Ionic Equations General Help!

[Aquiche]

I am a first year AS chem student and missed the lesson on how to write ionic equations on a general basis...you know...the questions where they ask you to write the full equation and thenthe ionic? Well, i can not do it for the life in me!

 

I was wondering if there is a technique you can apply to all equations to reach the ionic equation or something along those terms.

 

PLEASE HELP....ANYBODY!!

[YT2095]

what part exactly are you having problems with?

 

is it the Electron count and charge? identifying the diff between Ionic and another type of bond?

[Aquiche]

If i try and use an example maybe it will become clearer.

 

Okay, so...say in an exam i was given the full equation:

 

2Na + 2HCl --> 2NaCl + H2

 

and had to convert it into a balanced ionic equation...where would i start? My friend once mentioned that if you eleminate the elements that are the same on both sides the equation that is left will be the ionic equation...is she right?

 

thank you for replying.

[Cap'n Refsmmat]

You need to split up each compound into its ions (assuming it's aqueous).

 

You'd split this:

 

[ce]2Na + 2HCl -> 2NaCl + H2[/ce]

 

into this:

 

[ce]2Na + 2H+ + 2Cl- -> 2Na+ + 2Cl- + H2[/ce]

 

and then eliminate "spectator ions" -- those that stay the same on both sides.

[Aquiche]

Oh wow, that has made it a lot easier...so...simply split the equation into it's seperate ions and eliminate.
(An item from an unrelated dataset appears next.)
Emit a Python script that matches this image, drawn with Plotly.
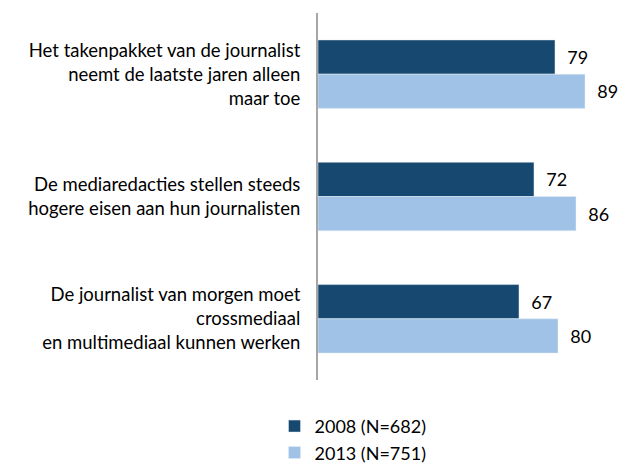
import plotly.graph_objects as go

categories = [
    "Het takenpakket van de journalist<br>neemt de laatste jaren alleen<br>maar toe",
    "De mediaredacties stellen steeds<br>hogere eisen aan hun journalisten",
    "De journalist van morgen moet<br>crossmediaal<br>en multimediaal kunnen werken",
]
values_2008 = [79, 72, 67]
values_2013 = [89, 86, 80]
series_names = ["2008 (N=682)", "2013 (N=751)"]

font_family = "Lato, 'Open Sans', sans-serif"

fig = go.Figure()
fig.add_trace(go.Bar(
    y=categories, x=values_2008, name=series_names[0], orientation="h",
    marker=dict(color="#17486F"),
    text=["  " + str(v) for v in values_2008], textposition="outside",
    textfont=dict(size=18, color="#000000"), cliponaxis=False,
))
fig.add_trace(go.Bar(
    y=categories, x=values_2013, name=series_names[1], orientation="h",
    marker=dict(color="#9FC2E6"),
    text=["  " + str(v) for v in values_2013], textposition="outside",
    textfont=dict(size=18, color="#000000"), cliponaxis=False,
))

fig.update_layout(
    width=622, height=464,
    margin=dict(l=318, r=4, t=13, b=84, autoexpand=False),
    paper_bgcolor="white", plot_bgcolor="white",
    barmode="group", bargap=0.44, bargroupgap=0,
    font=dict(family=font_family, size=18.5, color="#000000"),
    showlegend=True,
    uniformtext=dict(minsize=18, mode="show"),
    legend=dict(
        orientation="v", x=-0.145, xanchor="left", y=-0.076, yanchor="top",
        font=dict(size=18), tracegroupgap=0, itemwidth=30,
    ),
)
fig.update_xaxes(range=[0, 100], visible=False)
fig.update_yaxes(
    autorange="reversed", showline=True, linecolor="#A6A6A6", linewidth=2,
    ticks="", ticklabelstandoff=12, showgrid=False, automargin=False,
)

# drop the default body margin so the figure fills the window exactly
fig.write_html(
    "out.html",
    config={"displayModeBar": False},
    post_script="document.body.style.margin='0';document.body.style.overflow='hidden';",
)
Can this be applied to the majority of equations?

[thedarkshade]

Your first need to know what is the oxidation number of the elements. For example, why do we write [ce]H2SO4[/ce] and not [ce]HSO4[/ce]. Well it turns out that there is a reason. You know that the sum of oxidation numbers in a compound must be zero. H is 1+, S is +6 (though it can change), and O is -2. So in [ce]H2SO4[/ce] we have 2*(+1) + (+6) + 4*(-2) and all that equals 0. In [ce]HSO4[/ce] the sum would give us -1, that's no good, that only happens when it forms salts.

 

Let's take a reaction, a neutralization reaction

 

[ce]2NaOH + H2SO4 -> Na2SO4 + 2H2O[/ce]

 

you know that [ce]NaOH[/ce] decomposes in [math]Na^+[/math] and [math]OH^{-2}[/math] and [ce]H2SO4[/ce] in [math]Na^+[/math] and [math]SO_4^{-2}[/math]. Now the [math]OH^{-2}[/math] combines with [math]H^+[/math] forming water and [math]Na^+[/math] with [math]SO_4^{-2}[/math] forming the salt, sodium sulphate.

[Aquiche]

Cool, i must say that i am really glad i joined this site...very good help form what appear to be very intellectual people. My mock exams are this week in Foundation Module 1, Chains and Rings and how far how fast...I did not realise the thing about the ON's. Thanks for the advice. Much appreciated.

[Fuzzwood]

Keep in mind however that not every salt dissociates. CaCO₃ doesnt dissolve in water and therefore should be written as CaCO₃ (s).

[thedarkshade]

Keep in mind however that not every salt dissociates. CaCO₃ doesnt dissolve in water and therefore should be written as CaCO₃ (s).

It might not dissociate in a particular solvent, but that doesn't mean it's dissociative.